Meditation for Thursday 1st September 2022

I trust you’ll forgive me but over the next few weeks I’m going to repeat some of our reflections I’ve shared with you over the last few years.

Richard Sullivan, Professor of Creative Writing at Notre Dame University in the 1960s and a writer himself, taught his classes that the two most important physical dimensions of the writing profession were time and space. “Write every single day at the same time and in the very same place”, he said, “weather you have anything to say or not, go there and sit and do nothing, if necessary, until the very act of sitting there at your writer’s time in your writer’s place releases the writing energy in you and begins to affect you automatically.” In the same way as meditation practitioners it’s good to develop a routine that takes us to the same place at the same time each day. And on those days when the head is fuzzy and we feel meditation is beyond us at least by being in our meditation place our intention remains and we benefit greatly from the exercise.

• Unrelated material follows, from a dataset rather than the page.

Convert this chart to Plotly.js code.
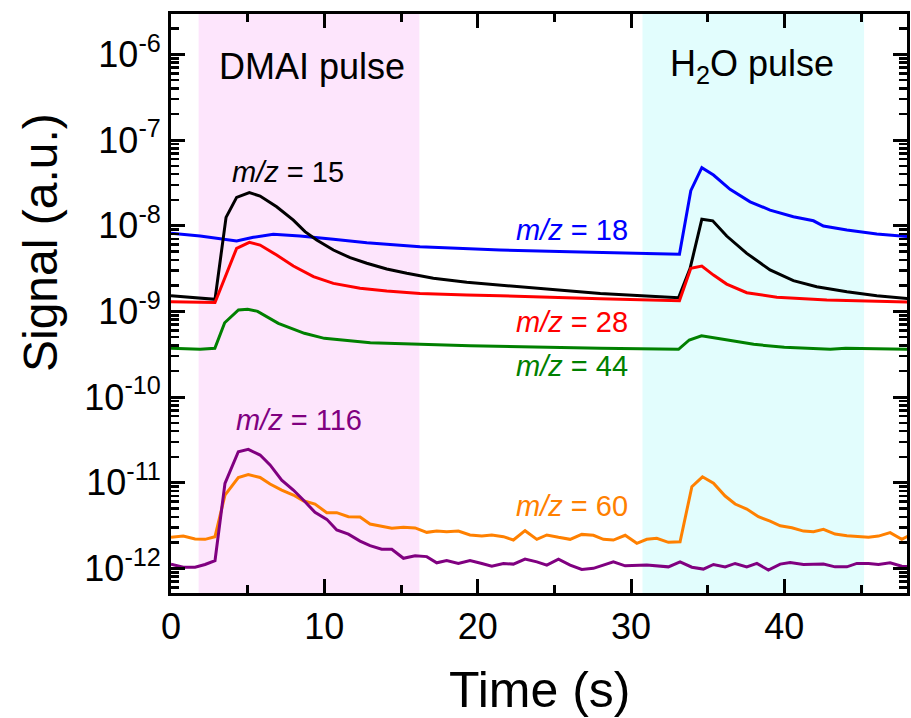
<!DOCTYPE html>
<html>
<head>
<meta charset="utf-8">
<script src="https://cdn.plot.ly/plotly-3.0.1.min.js"></script>
<style>html,body{margin:0;padding:0;background:#fff;}#chart{width:911px;height:718px;}</style>
</head>
<body>
<div id="chart"></div>
<script>
// ---- data ----
const t15 = [0, 2.87, 3.59, 4.28, 5.11, 5.81, 6.89, 7.98, 8.74, 9.5, 10.59, 11.68, 12.77, 14.07, 15.38, 17.11, 19.29, 21.46, 25, 28, 31.9, 33.1, 33.85, 34.62, 35.33, 36.24, 37.55, 39.07, 40.59, 42.11, 44.08, 46.03, 48.2];
const s15 = [1.52e-9, 1.38e-9, 1.25e-8, 2.14e-8, 2.43e-8, 2.22e-8, 1.66e-8, 1.16e-8, 8.51e-9, 6.80e-9, 5.20e-9, 4.23e-9, 3.64e-9, 3.12e-9, 2.78e-9, 2.43e-9, 2.18e-9, 2.03e-9, 1.82e-9, 1.62e-9, 1.48e-9, 1.44e-9, 3.15e-9, 1.19e-8, 1.14e-8, 7.57e-9, 4.75e-9, 3.04e-9, 2.28e-9, 1.94e-9, 1.69e-9, 1.52e-9, 1.40e-9];

const t18 = [0, 1.9, 4.28, 5.37, 6.67, 8.41, 10.59, 12.77, 16.24, 21.46, 26, 31.9, 33.16, 33.9, 34.62, 35.38, 36.46, 37.77, 39.07, 40.59, 41.9, 42.55, 44.08, 46.03, 48.2];
const s18 = [8.15e-9, 7.57e-9, 6.62e-9, 7.31e-9, 7.93e-9, 7.57e-9, 6.93e-9, 6.32e-9, 5.68e-9, 5.20e-9, 4.95e-9, 4.63e-9, 4.63e-9, 2.56e-8, 4.75e-8, 3.90e-8, 2.66e-8, 1.90e-8, 1.52e-8, 1.27e-8, 1.14e-8, 9.91e-9, 8.90e-9, 8.00e-9, 7.43e-9];

const t28 = [0, 2.87, 4.28, 5.11, 5.81, 6.89, 7.98, 9.29, 10.59, 12.33, 14.07, 16.24, 19.29, 21.46, 28, 31.9, 33.16, 33.9, 34.62, 35.38, 36.24, 37.55, 39.51, 42.77, 48.2];
const s28 = [1.29e-9, 1.27e-9, 5.44e-9, 6.39e-9, 5.94e-9, 4.54e-9, 3.38e-9, 2.54e-9, 2.12e-9, 1.86e-9, 1.73e-9, 1.62e-9, 1.55e-9, 1.52e-9, 1.40e-9, 1.36e-9, 1.33e-9, 3.18e-9, 3.38e-9, 2.65e-9, 2.08e-9, 1.65e-9, 1.46e-9, 1.36e-9, 1.28e-9];

const t44 = [0, 1.9, 2.86, 3.5, 4.4, 5.0, 5.65, 7.0, 8.7, 10, 13, 16.2, 19.5, 28, 33.1, 33.8, 34.6, 36, 38, 40, 43, 44, 48];
const s44 = [3.70e-10, 3.62e-10, 3.70e-10, 7.36e-10, 1.04e-9, 1.06e-9, 1.0e-9, 7.25e-10, 5.54e-10, 4.84e-10, 4.30e-10, 4.12e-10, 3.97e-10, 3.70e-10, 3.60e-10, 4.63e-10, 5.19e-10, 4.71e-10, 4.12e-10, 3.80e-10, 3.60e-10, 3.70e-10, 3.60e-10];

const tFirst = [0, 0.80, 1.57, 2.22, 2.87, 3.52, 4.39, 5.04, 5.81, 6.46, 7.22, 7.98, 8.63, 9.39, 10.16, 10.81, 11.57, 12.33, 12.98, 13.74, 14.40, 15.16, 15.92, 16.68, 17.33, 17.98, 18.74, 19.50, 20.27, 20.92, 21.68, 22.33, 23.09, 23.86];

const t116b = [24.51, 25.27, 26.03, 26.79, 27.55, 28.85, 29.62, 31.03, 32.44, 33.20, 33.97, 34.72, 35.38, 36.14, 36.79, 37.55, 38.21, 38.96, 39.73, 40.38, 41.25, 41.90, 42.55, 43.31, 44.08, 44.73, 45.49, 46.14, 46.9, 47.66, 48.2];
const s116a = [1.12e-12, 1.03e-12, 1.03e-12, 1.11e-12, 1.23e-12, 9.83e-12, 2.30e-11, 2.45e-11, 2.10e-11, 1.61e-11, 1.07e-11, 8.20e-12, 6.27e-12, 4.51e-12, 3.73e-12, 2.80e-12, 2.51e-12, 2.08e-12, 1.84e-12, 1.67e-12, 1.67e-12, 1.31e-12, 1.40e-12, 1.37e-12, 1.16e-12, 1.23e-12, 1.14e-12, 1.23e-12, 1.14e-12, 1.06e-12, 1.14e-12, 1.12e-12, 1.28e-12, 1.19e-12];
const s116b = [1.09e-12, 1.28e-12, 1.09e-12, 0.97e-12, 1.0e-12, 1.19e-12, 1.07e-12, 1.09e-12, 1.04e-12, 1.19e-12, 1.03e-12, 0.98e-12, 1.11e-12, 1.04e-12, 1.14e-12, 1.04e-12, 1.14e-12, 0.955e-12, 1.12e-12, 1.17e-12, 1.11e-12, 1.12e-12, 1.12e-12, 1.04e-12, 1.04e-12, 1.14e-12, 1.14e-12, 1.11e-12, 1.16e-12, 1.06e-12, 1.04e-12];

const t60b = [24.51, 25.27, 26.03, 26.79, 27.55, 28.2, 28.85, 29.62, 30.38, 31.03, 31.68, 32.44, 33.20, 33.97, 34.66, 35.38, 36.14, 36.79, 37.55, 38.31, 39.07, 39.73, 40.49, 41.25, 41.90, 42.55, 43.31, 44.08, 44.73, 45.49, 46.14, 46.9, 47.66, 48.2];
const s60a = [2.30e-12, 2.38e-12, 2.20e-12, 2.18e-12, 2.34e-12, 7.17e-12, 1.15e-11, 1.24e-11, 1.15e-11, 9.64e-12, 8.20e-12, 7.17e-12, 6.15e-12, 5.63e-12, 4.46e-12, 4.46e-12, 4.00e-12, 3.97e-12, 3.29e-12, 3.06e-12, 2.93e-12, 3.01e-12, 2.96e-12, 2.63e-12, 2.72e-12, 2.68e-12, 2.72e-12, 2.45e-12, 2.38e-12, 2.45e-12, 2.34e-12, 2.14e-12, 2.75e-12, 2.18e-12];
const s60b = [2.45e-12, 2.30e-12, 2.18e-12, 2.49e-12, 2.43e-12, 2.18e-12, 2.14e-12, 2.43e-12, 1.96e-12, 2.18e-12, 2.24e-12, 2.01e-12, 2.04e-12, 8.97e-12, 1.17e-11, 9.83e-12, 6.98e-12, 5.63e-12, 4.92e-12, 4.00e-12, 3.56e-12, 3.14e-12, 2.98e-12, 2.72e-12, 2.68e-12, 2.85e-12, 2.51e-12, 2.40e-12, 2.34e-12, 2.30e-12, 2.38e-12, 2.61e-12, 2.18e-12, 2.45e-12];

const yTickVals = [1e-12, 1e-11, 1e-10, 1e-9, 1e-8, 1e-7, 1e-6];
const yTickText = ['10<sup>-12</sup>', '10<sup>-11</sup>', '10<sup>-10</sup>', '10<sup>-9</sup>', '10<sup>-8</sup>', '10<sup>-7</sup>', '10<sup>-6</sup>'];
const xTickVals = [0, 10, 20, 30, 40];
const xMinorVals = [5, 15, 25, 35, 45];
const pulseDMAI = [1.8, 16.2];
const pulseH2O = [30.75, 45.2];

// minor tick positions on the log axis (2..9 within each decade)
const yMinorVals = [];
for (let e = -13; e <= -6; e++) for (let m = 2; m <= 9; m++) yMinorVals.push(m * Math.pow(10, e));

// ---- plot ----
const FONT = 'Liberation Sans, Arial, Helvetica, sans-serif';
function line(x, y, color) {
  return {x: x, y: y, type: 'scatter', mode: 'lines', line: {color: color, width: 3}, hoverinfo: 'skip', showlegend: false};
}
const traces = [
  line(t18, s18, '#0000ff'),
  line(t15, s15, '#000000'),
  line(t28, s28, '#ff0000'),
  line(t44, s44, '#008000'),
  line(tFirst.concat(t60b), s60a.concat(s60b), '#ff8000'),
  line(tFirst.concat(t116b), s116a.concat(s116b), '#800080')
];

function lab(text, x, y, color, size) {
  return {text: text, x: x, y: y, xref: 'x', yref: 'y', showarrow: false,
          font: {family: FONT, size: size, color: color}, xanchor: 'center', yanchor: 'middle'};
}
const mz = (n) => '<i>m/z</i> = ' + n;

const layout = {
  width: 911, height: 718,
  margin: {l: 171, r: 4, t: 14, b: 125},
  paper_bgcolor: '#ffffff', plot_bgcolor: '#ffffff',
  font: {family: FONT, color: '#000'},
  xaxis: {
    range: [0, 48], showgrid: false, zeroline: false,
    showline: true, linewidth: 3, linecolor: '#000', mirror: 'allticks',
    ticks: 'inside', ticklen: 14, tickwidth: 3, tickcolor: '#000',
    tickvals: xTickVals, tickfont: {family: FONT, size: 36, color: '#000'},
    minor: {tickvals: xMinorVals, ticks: 'inside', ticklen: 8, tickwidth: 3, tickcolor: '#000', showgrid: false}
  },
  yaxis: {
    type: 'log', range: [-12.288, -5.529], showgrid: false, zeroline: false,
    showline: true, linewidth: 3, linecolor: '#000', mirror: 'allticks',
    ticks: 'inside', ticklen: 14, tickwidth: 3, tickcolor: '#000',
    tickvals: yTickVals, ticktext: yTickText,
    tickfont: {family: FONT, size: 36, color: '#000'},
    minor: {tickvals: yMinorVals, ticks: 'inside', ticklen: 8, tickwidth: 2.5, tickcolor: '#000', showgrid: false}
  },
  shapes: [
    {type: 'rect', xref: 'x', yref: 'paper', x0: pulseDMAI[0], x1: pulseDMAI[1], y0: 0, y1: 1, fillcolor: '#fde5fc', line: {width: 0}, layer: 'below'},
    {type: 'rect', xref: 'x', yref: 'paper', x0: pulseH2O[0], x1: pulseH2O[1], y0: 0, y1: 1, fillcolor: '#e2fdfd', line: {width: 0}, layer: 'below'}
  ],
  annotations: [
    lab('DMAI pulse', 9.18, -6.136, '#000', 36),
    lab('H<sub>2</sub>O pulse', 37.9, -6.136, '#000', 36),
    lab(mz(15), 7.66, -7.373, '#000', 29),
    lab(mz(18), 26.16, -8.051, '#0000ff', 29),
    lab(mz(28), 26.16, -9.125, '#ff0000', 29),
    lab(mz(44), 26.16, -9.638, '#008000', 29),
    lab(mz(116), 8.32, -10.269, '#800080', 29),
    lab(mz(60), 26.16, -11.273, '#ff8000', 29),
    {text: 'Signal (a.u.)', xref: 'paper', yref: 'paper', x: (40 - 171) / 736, y: (593 - 243) / 579, textangle: -90,
     showarrow: false, font: {family: FONT, size: 48, color: '#000'}, xanchor: 'center', yanchor: 'middle'},
    {text: 'Time (s)', xref: 'paper', yref: 'paper', x: 0.5, y: (593 - 690) / 579, showarrow: false,
     font: {family: FONT, size: 50, color: '#000'}, xanchor: 'center', yanchor: 'middle'}
  ]
};
Plotly.newPlot('chart', traces, layout, {staticPlot: true, displayModeBar: false});
</script>
</body>
</html>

I often mention that we meditate not just for our self but for the benefit of others. When we honour this obligation we acknowledge our interconnection with all beings. In India when people meet and part they often say ‘Namaste’, which means, I honour the place within you where if you are in that place in you and I am in that place in me, there is only one of us. ‘Namaste’.

As we meditate tonight we can enfold others conscious that our meditation can help bring about peace and harmony, calm and joy to an otherwise fractured world.

Now let’s meditate in the fashion that we are accustomed.